2. Quelle est la place du dessin dans la collection du Frac Normandie Rouen ?
VS Le dessin ou, plus exactement, les oeuvres sur papier sont, aux côtés de la photographie et du livre d’artiste, un des médium privilégiés de la collection. Elles représentent aujourd’hui 544 oeuvres réalisées par 135 artistes.

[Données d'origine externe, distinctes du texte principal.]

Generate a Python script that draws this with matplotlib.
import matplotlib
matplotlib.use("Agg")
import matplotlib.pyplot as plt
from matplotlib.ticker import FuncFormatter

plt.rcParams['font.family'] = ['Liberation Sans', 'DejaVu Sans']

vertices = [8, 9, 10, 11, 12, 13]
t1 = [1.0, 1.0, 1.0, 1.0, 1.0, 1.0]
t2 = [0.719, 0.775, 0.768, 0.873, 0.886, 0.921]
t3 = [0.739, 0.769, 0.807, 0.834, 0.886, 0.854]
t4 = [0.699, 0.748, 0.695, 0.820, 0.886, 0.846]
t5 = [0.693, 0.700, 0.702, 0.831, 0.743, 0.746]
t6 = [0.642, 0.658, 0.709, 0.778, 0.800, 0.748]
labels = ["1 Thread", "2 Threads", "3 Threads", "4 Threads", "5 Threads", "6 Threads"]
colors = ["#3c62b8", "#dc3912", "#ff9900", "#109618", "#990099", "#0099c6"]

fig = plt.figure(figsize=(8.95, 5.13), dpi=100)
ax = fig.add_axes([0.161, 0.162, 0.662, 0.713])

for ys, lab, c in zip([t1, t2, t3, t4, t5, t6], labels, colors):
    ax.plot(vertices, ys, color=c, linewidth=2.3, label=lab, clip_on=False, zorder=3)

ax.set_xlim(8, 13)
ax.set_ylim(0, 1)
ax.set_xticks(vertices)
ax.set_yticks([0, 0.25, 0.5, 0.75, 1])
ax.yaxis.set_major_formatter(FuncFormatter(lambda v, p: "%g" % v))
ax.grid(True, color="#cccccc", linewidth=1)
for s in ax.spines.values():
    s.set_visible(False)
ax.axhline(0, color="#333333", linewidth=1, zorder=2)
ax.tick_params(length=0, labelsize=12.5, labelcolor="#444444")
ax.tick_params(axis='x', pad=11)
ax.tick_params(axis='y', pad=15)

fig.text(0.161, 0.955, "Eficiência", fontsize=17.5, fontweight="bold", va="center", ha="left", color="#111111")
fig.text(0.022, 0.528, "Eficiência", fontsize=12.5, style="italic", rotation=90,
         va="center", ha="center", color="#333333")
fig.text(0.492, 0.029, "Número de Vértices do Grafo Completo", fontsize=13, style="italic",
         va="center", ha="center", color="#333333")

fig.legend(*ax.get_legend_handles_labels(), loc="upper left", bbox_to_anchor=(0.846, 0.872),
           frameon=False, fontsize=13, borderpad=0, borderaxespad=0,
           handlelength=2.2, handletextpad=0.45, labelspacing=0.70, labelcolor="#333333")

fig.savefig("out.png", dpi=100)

Ce médium s’est notamment imposé à partir des années 2000 avec l’entrée régulière d’ensemble importants autour de la question du corps avec des artistes comme B. Toguo, Anne-Maris Schneider, F. Hyber, A. Séchas, Saverio Lucariello, Günther Bruce … Le Frac a par ailleurs consacré plusieurs grandes expositions à des artistes phares pour ce médium tels Silvia Bächli (2002), Helmut Dorner (2005) ou Nancy Spero (2007).
3. Quels sont les choix de la scénographie et du parcours de l’exposition et pourquoi ?
VS Pour l’exposition au Frac, nous avons privilégié une approche rétrospective permettant de confronter des oeuvres issues des diverses périodes, des plus anciennes aux très récentes, voire à de nouvelles productions pensées pour le lieu. Nous avons regroupé ces travaux par accointances formelles afin d’appuyer plus fortement encore l’importance paradoxale de la forme dans la démarche de l’artiste et l’incroyable matérialité qui en ressort. L’exposition, guidée par la couleur noire, sera rythmée par des contrastes visuels marquants entre les pleins et les vides, les structures et les surface, les transparences et les effets de reflets.
4. Quelle est la place de la performance dans le processus créatif ?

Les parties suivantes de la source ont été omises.